>> START Data listing

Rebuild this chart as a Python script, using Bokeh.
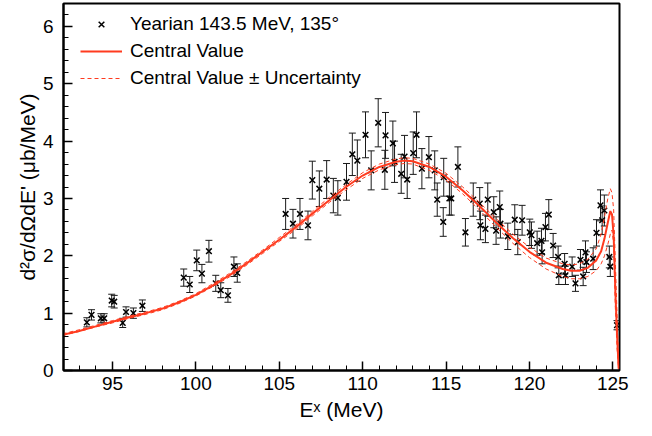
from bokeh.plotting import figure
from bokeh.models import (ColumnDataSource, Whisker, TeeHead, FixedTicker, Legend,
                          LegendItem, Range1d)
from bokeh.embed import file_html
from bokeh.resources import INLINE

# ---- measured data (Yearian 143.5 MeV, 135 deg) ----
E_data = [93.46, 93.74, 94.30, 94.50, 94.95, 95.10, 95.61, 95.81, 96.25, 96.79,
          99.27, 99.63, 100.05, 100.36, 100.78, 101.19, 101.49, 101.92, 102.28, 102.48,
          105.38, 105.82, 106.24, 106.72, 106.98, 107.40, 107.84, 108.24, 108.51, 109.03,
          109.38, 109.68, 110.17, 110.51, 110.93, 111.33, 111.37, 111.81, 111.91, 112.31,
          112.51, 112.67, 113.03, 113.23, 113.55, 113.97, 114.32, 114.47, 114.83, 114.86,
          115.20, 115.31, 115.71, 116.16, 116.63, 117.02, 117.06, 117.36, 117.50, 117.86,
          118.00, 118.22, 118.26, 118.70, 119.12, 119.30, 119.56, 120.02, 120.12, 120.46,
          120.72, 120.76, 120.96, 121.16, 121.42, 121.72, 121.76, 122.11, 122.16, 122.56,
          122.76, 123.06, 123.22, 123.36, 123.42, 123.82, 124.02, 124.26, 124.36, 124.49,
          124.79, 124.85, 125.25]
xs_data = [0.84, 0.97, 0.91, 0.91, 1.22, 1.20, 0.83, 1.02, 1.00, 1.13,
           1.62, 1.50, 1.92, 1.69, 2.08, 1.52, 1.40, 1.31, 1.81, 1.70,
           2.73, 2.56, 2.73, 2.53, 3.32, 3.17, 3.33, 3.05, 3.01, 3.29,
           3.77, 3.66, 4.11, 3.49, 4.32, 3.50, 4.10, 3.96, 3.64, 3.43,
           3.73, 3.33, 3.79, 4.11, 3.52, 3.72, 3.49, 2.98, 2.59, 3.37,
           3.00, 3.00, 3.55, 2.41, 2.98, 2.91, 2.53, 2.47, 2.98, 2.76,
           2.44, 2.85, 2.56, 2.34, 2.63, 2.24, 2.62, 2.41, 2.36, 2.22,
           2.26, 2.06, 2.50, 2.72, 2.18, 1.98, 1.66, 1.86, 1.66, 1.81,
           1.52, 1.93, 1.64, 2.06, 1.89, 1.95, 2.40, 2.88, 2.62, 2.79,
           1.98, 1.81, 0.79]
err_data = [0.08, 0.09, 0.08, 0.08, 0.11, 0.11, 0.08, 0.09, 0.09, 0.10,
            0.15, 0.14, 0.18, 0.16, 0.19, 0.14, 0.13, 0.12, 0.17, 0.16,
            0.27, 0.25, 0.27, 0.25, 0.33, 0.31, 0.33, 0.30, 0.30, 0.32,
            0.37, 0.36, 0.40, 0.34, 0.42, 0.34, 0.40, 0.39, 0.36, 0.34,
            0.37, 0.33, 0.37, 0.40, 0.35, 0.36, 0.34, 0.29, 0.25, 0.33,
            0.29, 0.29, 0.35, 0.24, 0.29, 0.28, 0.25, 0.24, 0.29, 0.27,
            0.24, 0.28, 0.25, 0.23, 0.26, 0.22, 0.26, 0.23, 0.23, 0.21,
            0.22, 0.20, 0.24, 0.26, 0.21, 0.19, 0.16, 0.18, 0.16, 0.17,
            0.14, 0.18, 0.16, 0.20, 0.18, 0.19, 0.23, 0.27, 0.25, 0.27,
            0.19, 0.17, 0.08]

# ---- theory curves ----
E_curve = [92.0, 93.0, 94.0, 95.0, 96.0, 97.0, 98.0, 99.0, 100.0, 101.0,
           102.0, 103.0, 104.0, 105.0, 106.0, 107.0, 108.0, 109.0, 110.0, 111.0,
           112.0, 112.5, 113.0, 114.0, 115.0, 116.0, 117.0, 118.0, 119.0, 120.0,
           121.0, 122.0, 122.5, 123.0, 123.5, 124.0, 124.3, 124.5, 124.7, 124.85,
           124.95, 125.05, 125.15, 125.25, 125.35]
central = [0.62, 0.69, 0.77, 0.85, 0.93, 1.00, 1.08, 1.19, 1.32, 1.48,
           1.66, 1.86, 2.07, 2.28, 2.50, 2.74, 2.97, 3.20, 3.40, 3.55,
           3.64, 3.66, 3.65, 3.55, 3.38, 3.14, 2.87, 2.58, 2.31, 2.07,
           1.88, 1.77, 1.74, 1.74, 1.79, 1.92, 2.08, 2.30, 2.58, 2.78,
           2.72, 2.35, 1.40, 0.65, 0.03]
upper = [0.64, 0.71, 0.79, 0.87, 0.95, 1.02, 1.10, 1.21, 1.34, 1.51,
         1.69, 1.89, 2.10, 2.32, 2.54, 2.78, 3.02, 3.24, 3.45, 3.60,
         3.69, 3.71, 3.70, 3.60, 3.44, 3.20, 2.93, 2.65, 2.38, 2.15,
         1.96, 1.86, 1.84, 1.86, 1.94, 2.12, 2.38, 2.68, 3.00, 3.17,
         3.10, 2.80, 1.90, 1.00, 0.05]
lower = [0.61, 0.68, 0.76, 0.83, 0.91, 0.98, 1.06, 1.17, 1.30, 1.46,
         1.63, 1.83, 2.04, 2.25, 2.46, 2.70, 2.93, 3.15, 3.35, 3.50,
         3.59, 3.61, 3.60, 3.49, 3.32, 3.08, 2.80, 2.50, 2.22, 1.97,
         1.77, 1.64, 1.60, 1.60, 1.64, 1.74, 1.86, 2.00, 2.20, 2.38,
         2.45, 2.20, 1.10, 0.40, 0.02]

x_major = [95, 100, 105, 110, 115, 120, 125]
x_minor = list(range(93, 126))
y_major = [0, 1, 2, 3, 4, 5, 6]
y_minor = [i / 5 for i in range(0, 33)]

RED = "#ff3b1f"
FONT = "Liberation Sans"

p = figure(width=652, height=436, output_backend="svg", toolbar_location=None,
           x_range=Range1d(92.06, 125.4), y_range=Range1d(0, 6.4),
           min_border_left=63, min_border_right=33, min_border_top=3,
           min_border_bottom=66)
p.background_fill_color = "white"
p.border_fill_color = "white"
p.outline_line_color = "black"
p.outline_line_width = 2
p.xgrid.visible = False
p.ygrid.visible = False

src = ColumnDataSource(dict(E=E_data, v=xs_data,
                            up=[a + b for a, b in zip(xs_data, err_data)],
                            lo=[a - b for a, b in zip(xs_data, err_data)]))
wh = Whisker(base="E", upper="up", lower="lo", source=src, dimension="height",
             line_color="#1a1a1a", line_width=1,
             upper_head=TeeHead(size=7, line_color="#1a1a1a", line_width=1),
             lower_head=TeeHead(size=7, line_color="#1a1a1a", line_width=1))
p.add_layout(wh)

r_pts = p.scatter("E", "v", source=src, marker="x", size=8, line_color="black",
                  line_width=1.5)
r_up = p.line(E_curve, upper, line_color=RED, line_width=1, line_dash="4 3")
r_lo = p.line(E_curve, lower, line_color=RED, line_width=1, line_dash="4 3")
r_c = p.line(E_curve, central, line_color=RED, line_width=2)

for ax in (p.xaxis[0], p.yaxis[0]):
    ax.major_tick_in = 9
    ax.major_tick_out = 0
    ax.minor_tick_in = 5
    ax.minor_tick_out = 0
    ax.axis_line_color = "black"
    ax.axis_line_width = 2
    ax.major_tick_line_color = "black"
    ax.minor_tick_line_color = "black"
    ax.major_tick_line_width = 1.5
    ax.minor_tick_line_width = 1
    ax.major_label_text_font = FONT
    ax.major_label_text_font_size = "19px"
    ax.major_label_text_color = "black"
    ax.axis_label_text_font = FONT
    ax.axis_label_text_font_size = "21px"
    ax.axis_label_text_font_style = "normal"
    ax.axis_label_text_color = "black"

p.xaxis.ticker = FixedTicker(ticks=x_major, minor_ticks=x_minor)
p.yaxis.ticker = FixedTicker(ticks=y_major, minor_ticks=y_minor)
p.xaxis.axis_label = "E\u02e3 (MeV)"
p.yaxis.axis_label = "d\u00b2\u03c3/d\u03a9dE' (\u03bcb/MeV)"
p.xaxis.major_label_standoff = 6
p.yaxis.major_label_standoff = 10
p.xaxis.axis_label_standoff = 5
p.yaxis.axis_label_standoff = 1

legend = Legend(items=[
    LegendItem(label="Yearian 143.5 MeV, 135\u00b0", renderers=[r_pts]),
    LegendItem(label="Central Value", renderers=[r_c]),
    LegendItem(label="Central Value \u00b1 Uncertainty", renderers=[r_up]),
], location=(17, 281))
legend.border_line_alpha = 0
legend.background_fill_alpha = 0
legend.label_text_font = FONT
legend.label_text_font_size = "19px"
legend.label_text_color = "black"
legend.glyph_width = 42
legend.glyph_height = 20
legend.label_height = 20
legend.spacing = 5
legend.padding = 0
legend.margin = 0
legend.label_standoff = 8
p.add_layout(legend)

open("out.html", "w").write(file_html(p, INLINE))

>> END Data listing
>> START Data listing

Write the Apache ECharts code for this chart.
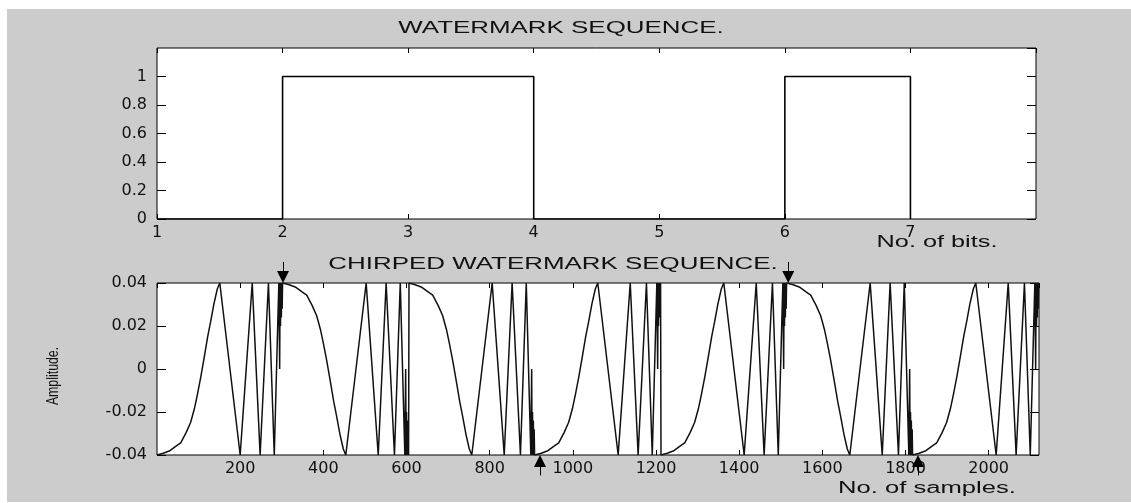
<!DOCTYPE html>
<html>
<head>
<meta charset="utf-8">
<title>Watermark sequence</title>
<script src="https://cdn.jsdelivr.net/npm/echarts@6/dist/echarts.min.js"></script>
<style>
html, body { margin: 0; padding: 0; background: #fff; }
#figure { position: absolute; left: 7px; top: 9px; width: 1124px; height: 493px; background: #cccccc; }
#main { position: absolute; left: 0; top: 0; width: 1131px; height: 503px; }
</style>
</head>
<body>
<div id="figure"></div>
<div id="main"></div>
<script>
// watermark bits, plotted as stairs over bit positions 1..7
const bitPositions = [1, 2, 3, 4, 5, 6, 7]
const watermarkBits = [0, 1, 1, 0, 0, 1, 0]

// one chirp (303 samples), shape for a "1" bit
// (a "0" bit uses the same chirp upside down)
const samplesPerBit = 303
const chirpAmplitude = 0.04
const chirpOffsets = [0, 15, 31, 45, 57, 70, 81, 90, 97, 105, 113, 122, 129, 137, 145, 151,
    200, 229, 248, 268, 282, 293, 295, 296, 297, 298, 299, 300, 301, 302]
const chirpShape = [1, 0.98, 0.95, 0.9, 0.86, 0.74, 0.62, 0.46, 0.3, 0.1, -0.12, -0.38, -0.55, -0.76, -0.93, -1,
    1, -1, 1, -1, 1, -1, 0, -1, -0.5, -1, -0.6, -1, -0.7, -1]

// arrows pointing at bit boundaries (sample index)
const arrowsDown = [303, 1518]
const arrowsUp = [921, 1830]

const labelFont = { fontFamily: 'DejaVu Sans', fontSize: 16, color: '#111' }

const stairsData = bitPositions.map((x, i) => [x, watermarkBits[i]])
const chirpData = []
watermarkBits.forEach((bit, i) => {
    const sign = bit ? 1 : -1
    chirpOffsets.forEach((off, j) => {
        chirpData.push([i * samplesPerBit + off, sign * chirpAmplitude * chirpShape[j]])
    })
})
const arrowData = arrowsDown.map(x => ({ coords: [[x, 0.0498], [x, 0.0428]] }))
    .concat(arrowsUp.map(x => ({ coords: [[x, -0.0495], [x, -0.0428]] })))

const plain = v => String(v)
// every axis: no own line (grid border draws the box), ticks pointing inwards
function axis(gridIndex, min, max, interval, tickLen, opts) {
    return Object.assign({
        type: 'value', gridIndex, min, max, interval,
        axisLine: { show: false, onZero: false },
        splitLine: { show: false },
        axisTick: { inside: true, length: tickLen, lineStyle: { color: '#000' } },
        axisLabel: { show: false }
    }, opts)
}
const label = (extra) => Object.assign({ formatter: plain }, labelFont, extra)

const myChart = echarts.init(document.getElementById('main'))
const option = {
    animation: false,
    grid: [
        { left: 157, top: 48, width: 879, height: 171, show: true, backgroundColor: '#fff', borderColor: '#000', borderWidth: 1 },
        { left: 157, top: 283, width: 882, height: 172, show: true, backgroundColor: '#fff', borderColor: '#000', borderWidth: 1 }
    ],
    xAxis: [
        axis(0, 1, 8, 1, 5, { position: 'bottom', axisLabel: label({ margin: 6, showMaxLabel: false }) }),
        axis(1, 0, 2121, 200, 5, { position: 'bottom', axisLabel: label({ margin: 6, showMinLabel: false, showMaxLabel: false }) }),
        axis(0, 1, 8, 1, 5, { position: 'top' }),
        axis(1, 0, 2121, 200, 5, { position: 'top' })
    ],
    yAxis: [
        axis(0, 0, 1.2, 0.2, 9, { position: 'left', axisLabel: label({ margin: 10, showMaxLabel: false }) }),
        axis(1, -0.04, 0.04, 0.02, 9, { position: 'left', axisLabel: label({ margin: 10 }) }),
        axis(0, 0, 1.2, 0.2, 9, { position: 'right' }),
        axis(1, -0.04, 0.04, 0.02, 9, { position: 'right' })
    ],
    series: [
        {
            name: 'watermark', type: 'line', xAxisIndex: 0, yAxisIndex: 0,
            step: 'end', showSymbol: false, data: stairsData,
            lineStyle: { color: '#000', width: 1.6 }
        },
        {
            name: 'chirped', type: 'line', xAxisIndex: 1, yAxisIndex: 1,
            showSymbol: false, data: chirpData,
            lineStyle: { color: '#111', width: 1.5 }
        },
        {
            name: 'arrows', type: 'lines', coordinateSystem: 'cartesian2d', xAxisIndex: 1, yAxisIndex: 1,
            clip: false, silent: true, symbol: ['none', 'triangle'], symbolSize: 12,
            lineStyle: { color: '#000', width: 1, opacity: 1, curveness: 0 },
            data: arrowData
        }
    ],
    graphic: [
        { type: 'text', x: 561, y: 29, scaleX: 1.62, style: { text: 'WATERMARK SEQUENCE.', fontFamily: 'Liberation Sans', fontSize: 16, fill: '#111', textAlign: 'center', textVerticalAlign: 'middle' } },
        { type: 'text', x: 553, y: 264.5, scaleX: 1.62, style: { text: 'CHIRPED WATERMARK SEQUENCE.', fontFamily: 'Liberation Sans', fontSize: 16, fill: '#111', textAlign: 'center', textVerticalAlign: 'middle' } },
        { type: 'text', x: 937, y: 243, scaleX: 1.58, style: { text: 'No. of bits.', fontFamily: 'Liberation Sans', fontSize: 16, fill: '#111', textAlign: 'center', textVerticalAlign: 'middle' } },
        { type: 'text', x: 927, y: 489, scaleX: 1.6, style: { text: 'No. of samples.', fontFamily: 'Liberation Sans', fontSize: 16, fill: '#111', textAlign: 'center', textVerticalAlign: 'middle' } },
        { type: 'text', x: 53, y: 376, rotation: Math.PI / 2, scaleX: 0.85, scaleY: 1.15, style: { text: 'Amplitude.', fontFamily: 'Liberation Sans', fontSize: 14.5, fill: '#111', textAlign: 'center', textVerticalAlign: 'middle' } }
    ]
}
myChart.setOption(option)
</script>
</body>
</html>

>> END Data listing

Requirement. Repeat the lines above exactly, beginning with the one containing "Rebuild this chart" and finishing with the one containing "from bokeh.resources import INLINE". No pictures belong in the copy.

Result for this exercise.
Rebuild this chart as a Python script, using Bokeh.
from bokeh.plotting import figure
from bokeh.models import (ColumnDataSource, Whisker, TeeHead, FixedTicker, Legend,
                          LegendItem, Range1d)
from bokeh.embed import file_html
from bokeh.resources import INLINE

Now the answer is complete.